§ What you are asked to do: Write out every line exactly, from the start of the records below to the line with "ax.spines[side].set_linewidth(1.8)", and stop there. Don't write out the pictures.

┄┄┄┄┄┄

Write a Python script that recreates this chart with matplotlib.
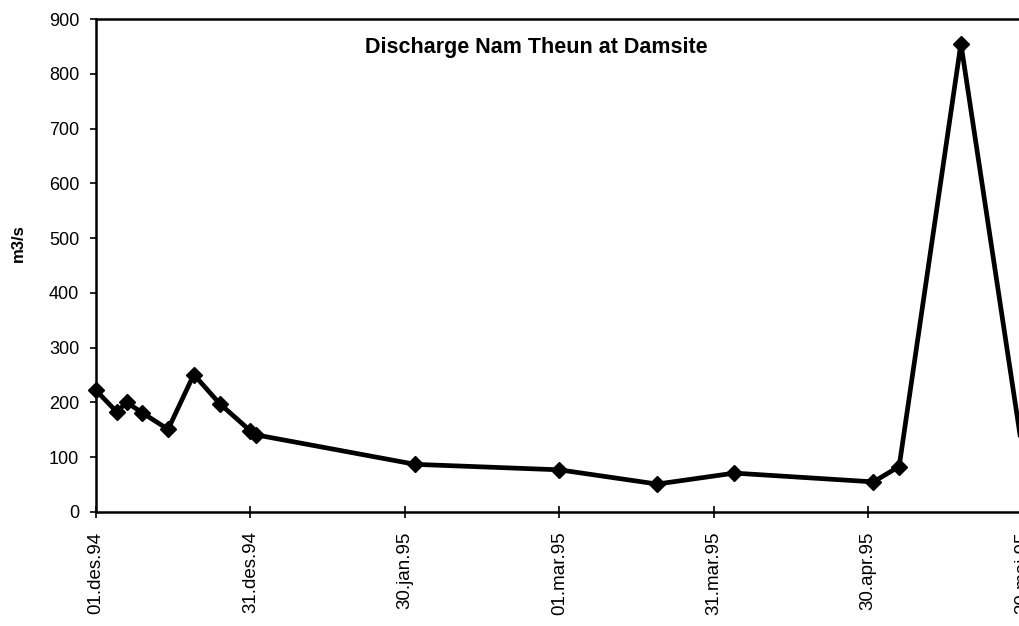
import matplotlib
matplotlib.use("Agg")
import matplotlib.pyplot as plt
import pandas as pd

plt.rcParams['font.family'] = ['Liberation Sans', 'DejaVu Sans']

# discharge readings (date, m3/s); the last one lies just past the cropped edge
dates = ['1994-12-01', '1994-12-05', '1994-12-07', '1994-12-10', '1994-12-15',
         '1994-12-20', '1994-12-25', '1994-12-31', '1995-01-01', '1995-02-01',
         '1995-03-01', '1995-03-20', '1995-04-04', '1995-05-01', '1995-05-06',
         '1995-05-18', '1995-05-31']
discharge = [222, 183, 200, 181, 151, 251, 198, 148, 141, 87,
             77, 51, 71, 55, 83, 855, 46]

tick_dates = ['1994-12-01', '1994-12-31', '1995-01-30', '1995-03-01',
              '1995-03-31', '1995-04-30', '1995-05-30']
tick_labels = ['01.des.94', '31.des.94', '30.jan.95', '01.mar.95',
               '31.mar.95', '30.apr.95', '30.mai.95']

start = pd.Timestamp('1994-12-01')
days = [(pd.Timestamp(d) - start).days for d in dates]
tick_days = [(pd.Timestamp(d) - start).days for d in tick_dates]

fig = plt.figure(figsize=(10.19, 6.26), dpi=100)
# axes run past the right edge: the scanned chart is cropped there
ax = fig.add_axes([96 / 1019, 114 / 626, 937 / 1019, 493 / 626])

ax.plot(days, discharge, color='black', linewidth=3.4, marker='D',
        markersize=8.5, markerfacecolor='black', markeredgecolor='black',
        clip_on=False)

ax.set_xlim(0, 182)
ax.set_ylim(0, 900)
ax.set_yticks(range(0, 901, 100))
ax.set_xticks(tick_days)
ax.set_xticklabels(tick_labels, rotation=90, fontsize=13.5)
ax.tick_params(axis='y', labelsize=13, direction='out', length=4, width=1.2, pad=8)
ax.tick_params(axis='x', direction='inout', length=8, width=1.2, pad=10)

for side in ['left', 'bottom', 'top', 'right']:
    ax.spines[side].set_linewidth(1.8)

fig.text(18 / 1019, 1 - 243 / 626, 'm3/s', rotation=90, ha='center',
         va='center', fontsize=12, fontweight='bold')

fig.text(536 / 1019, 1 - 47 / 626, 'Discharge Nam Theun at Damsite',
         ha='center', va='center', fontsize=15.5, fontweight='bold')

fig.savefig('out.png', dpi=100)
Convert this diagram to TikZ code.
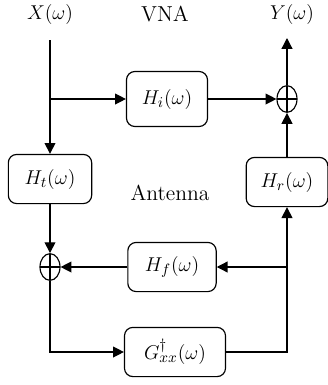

┄┄┄┄┄┄

§ Expected output:
Write a Python script that recreates this chart with matplotlib.
import matplotlib
matplotlib.use("Agg")
import matplotlib.pyplot as plt
import pandas as pd

plt.rcParams['font.family'] = ['Liberation Sans', 'DejaVu Sans']

# discharge readings (date, m3/s); the last one lies just past the cropped edge
dates = ['1994-12-01', '1994-12-05', '1994-12-07', '1994-12-10', '1994-12-15',
         '1994-12-20', '1994-12-25', '1994-12-31', '1995-01-01', '1995-02-01',
         '1995-03-01', '1995-03-20', '1995-04-04', '1995-05-01', '1995-05-06',
         '1995-05-18', '1995-05-31']
discharge = [222, 183, 200, 181, 151, 251, 198, 148, 141, 87,
             77, 51, 71, 55, 83, 855, 46]

tick_dates = ['1994-12-01', '1994-12-31', '1995-01-30', '1995-03-01',
              '1995-03-31', '1995-04-30', '1995-05-30']
tick_labels = ['01.des.94', '31.des.94', '30.jan.95', '01.mar.95',
               '31.mar.95', '30.apr.95', '30.mai.95']

start = pd.Timestamp('1994-12-01')
days = [(pd.Timestamp(d) - start).days for d in dates]
tick_days = [(pd.Timestamp(d) - start).days for d in tick_dates]

fig = plt.figure(figsize=(10.19, 6.26), dpi=100)
# axes run past the right edge: the scanned chart is cropped there
ax = fig.add_axes([96 / 1019, 114 / 626, 937 / 1019, 493 / 626])

ax.plot(days, discharge, color='black', linewidth=3.4, marker='D',
        markersize=8.5, markerfacecolor='black', markeredgecolor='black',
        clip_on=False)

ax.set_xlim(0, 182)
ax.set_ylim(0, 900)
ax.set_yticks(range(0, 901, 100))
ax.set_xticks(tick_days)
ax.set_xticklabels(tick_labels, rotation=90, fontsize=13.5)
ax.tick_params(axis='y', labelsize=13, direction='out', length=4, width=1.2, pad=8)
ax.tick_params(axis='x', direction='inout', length=8, width=1.2, pad=10)

for side in ['left', 'bottom', 'top', 'right']:
    ax.spines[side].set_linewidth(1.8)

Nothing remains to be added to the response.